Antonios Gioulbas

Personal information
- Full name: Antonios Gioulbas
- National team: Greece
- Born: 17 April 1986 (age 40) Marousi, Greece
- Height: 1.80 m (5 ft 11 in)
- Weight: 70 kg (154 lb)

Sport
- Sport: Swimming
- Strokes: Backstroke
- Club: Ilisiakos

= Antonios Gioulbas =

Greek swimmer (born 1986)

Antonios Gioulbas (also Antonios Gkioulmpas, Αντώνιος Γκιούλμπας; born April 17, 1986) is a Greek former swimmer, who specialized in backstroke events. Gioulbas qualified for the men's 200 m backstroke at the 2004 Summer Olympics in Athens, representing the host nation Greece.

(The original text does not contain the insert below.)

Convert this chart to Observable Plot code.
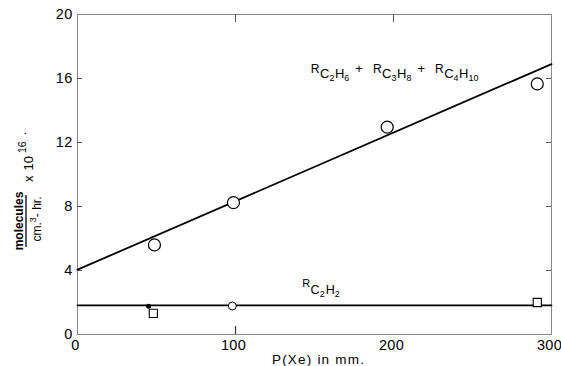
<!DOCTYPE html>
<html><head><meta charset="utf-8">
<script src="https://cdn.jsdelivr.net/npm/d3@7"></script>
<script src="https://cdn.jsdelivr.net/npm/@observablehq/plot@0.6"></script>
<style>body{margin:0;background:#fff} svg{display:block}</style>
</head><body><div id="chart"></div>
<script>
// ---- data ----
const xTicks = [0, 100, 200, 300];
const yTicks = [0, 4, 8, 12, 16, 20];
const innerYTicks = [4, 8, 12, 16];
const bottomInnerTicks = [100];
const topInnerTicks = [100, 200];

// fitted lines (endpoints)
const fitTotalX = [0, 300];
const fitTotalY = [4.05, 16.9];
const fitC2H2X = [0, 300];
const fitC2H2Y = [1.82, 1.82];

// R(C2H6)+R(C3H8)+R(C4H10): open circles
const totalP = [48.7, 98.7, 196, 291];
const totalR = [5.6, 8.24, 12.96, 15.66];

// R(C2H2): open squares, small circle, filled dot
const c2h2SqP = [48, 291];
const c2h2SqR = [1.32, 2.0];
const c2h2CircP = [98];
const c2h2CircR = [1.78];
const c2h2DotP = [45];
const c2h2DotR = [1.76];

const xLabel = "P(Xe) in mm.";

// ---- build ----
const zip = (xs, ys) => xs.map((x, i) => ({x, y: ys[i]}));
const W = 561, H = 366;
const font = "'Liberation Sans', Arial, Helvetica, sans-serif";

const chart = Plot.plot({
  width: W, height: H,
  marginLeft: 77, marginRight: 10, marginTop: 14, marginBottom: 32,
  style: {fontFamily: font, background: "#fff", color: "#000"},
  x: {domain: [0, 300]},
  y: {domain: [0, 20]},
  marks: [
    Plot.frame({stroke: "#8a8a8a", strokeWidth: 1}),
    // inward ticks
    Plot.ruleY(innerYTicks, {y: d => d, insetRight: 469, stroke: "#555"}),
    Plot.ruleY(innerYTicks, {y: d => d, insetLeft: 469, stroke: "#555"}),
    Plot.ruleX(bottomInnerTicks, {x: d => d, insetTop: 312, stroke: "#333", strokeWidth: 1.2}),
    Plot.ruleX(topInnerTicks, {x: d => d, insetBottom: 312, stroke: "#555"}),
    Plot.axisX({ticks: xTicks, tickSize: 0, tickPadding: 5, fontSize: 14.5, dx: -2, label: null, tickFormat: d => String(d)}),
    Plot.axisY({ticks: yTicks, tickSize: 0, tickPadding: 5, fontSize: 14.5, label: null, tickFormat: d => String(d)}),
    Plot.text([xLabel], {frameAnchor: "bottom", dy: 25, dx: 4, fontSize: 13.5, text: d => d, lineAnchor: "middle"}),
    // fitted lines
    Plot.line(zip(fitTotalX, fitTotalY), {x: "x", y: "y", stroke: "#000", strokeWidth: 1.8}),
    Plot.line(zip(fitC2H2X, fitC2H2Y), {x: "x", y: "y", stroke: "#000", strokeWidth: 1.8}),
    // points
    Plot.dot(zip(totalP, totalR), {x: "x", y: "y", r: 6, stroke: "#000", fill: "#fff", strokeWidth: 1.2}),
    Plot.dot(zip(c2h2SqP, c2h2SqR), {x: "x", y: "y", symbol: "square", r: 4.6, stroke: "#000", fill: "#fff", strokeWidth: 1.1}),
    Plot.dot(zip(c2h2CircP, c2h2CircR), {x: "x", y: "y", r: 4, stroke: "#000", fill: "#fff", strokeWidth: 1}),
    Plot.dot(zip(c2h2DotP, c2h2DotR), {x: "x", y: "y", r: 2.5, fill: "#000"})
  ]
});

const svg = d3.select(chart);
svg.selectAll("text").style("letter-spacing", "0.3px");
svg.selectAll("text").filter(function() { return this.textContent === xLabel; })
  .style("letter-spacing", "1.2px");
const sx = chart.scale("x"), sy = chart.scale("y");

// subscripted reaction labels
function rateLabel(x0, y0, parts) {
  const t = svg.append("text")
    .attr("x", sx.apply(x0)).attr("y", sy.apply(y0))
    .attr("text-anchor", "start")
    .attr("font-family", font).attr("fill", "#000");
  let cur = 0;
  for (const p of parts) {
    const [s, off, size, gap] = p;
    t.append("tspan").attr("dy", off - cur).attr("dx", gap || 0)
      .attr("font-size", size).text(s);
    cur = off;
  }
}
const C = 13, S = 9, Rf = 12;
rateLabel(148, 16.29, [
  ["R", 0, Rf], ["C", 5, C, 0.5], ["2", 8, S], ["H", 5, C, 0.5], ["6", 8, S],
  ["+", 0, C, 6], ["R", 0, Rf, 10], ["C", 5, C, 0.5], ["3", 8, S], ["H", 5, C, 0.5], ["8", 8, S],
  ["+", 0, C, 6], ["R", 0, Rf, 10], ["C", 5, C, 0.5], ["4", 8, S], ["H", 5, C, 0.5], ["10", 8, S]
]);
rateLabel(142.5, 2.96, [
  ["R", 0, 11], ["C", 7, 12.5, 0.5], ["2", 10, S], ["H", 7, 12.5, 1], ["2", 10, S]
]);

// y-axis units label (rotated, each text placed with its own transform)
function vtext(x, y, anchor) {
  return svg.append("text")
    .attr("transform", `translate(${x},${y}) rotate(-90)`)
    .attr("text-anchor", anchor)
    .attr("font-family", font).attr("fill", "#000").attr("font-size", 12);
}
vtext(23, 221, "middle").attr("font-weight", "bold").text("molecules");
svg.append("line").attr("x1", 26).attr("x2", 26).attr("y1", 195).attr("y2", 247)
  .attr("stroke", "#000").attr("stroke-width", 1.3);
const t2 = vtext(41, 219, "middle");
t2.append("tspan").text("cm.");
t2.append("tspan").attr("dy", -5).attr("font-size", 9).text("3");
t2.append("tspan").attr("dy", 5).text("- hr.");
const t3 = vtext(33, 182, "start").attr("font-size", 13);
t3.append("tspan").text("x");
t3.append("tspan").attr("dx", 5).text("10");
t3.append("tspan").attr("dy", -7).attr("dx", 3).attr("font-size", 10.5).text("16");
t3.append("tspan").attr("dy", 0).attr("dx", 6).text(".");

document.getElementById("chart").appendChild(chart);
</script>
</body></html>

He cleared a FINA B-standard entry time of 2:01.35 from a test event at the Athens Olympic Aquatic Centre. He challenged seven other swimmers on the third heat, including top medal favorite Tomomi Morita of Japan. He touched out Spain's Aschwin Wildeboer to take a seventh spot by 0.03 of a second in 2:04.30. Gioulbas failed to advance into the semifinals, as he placed twenty-eighth overall in the preliminaries.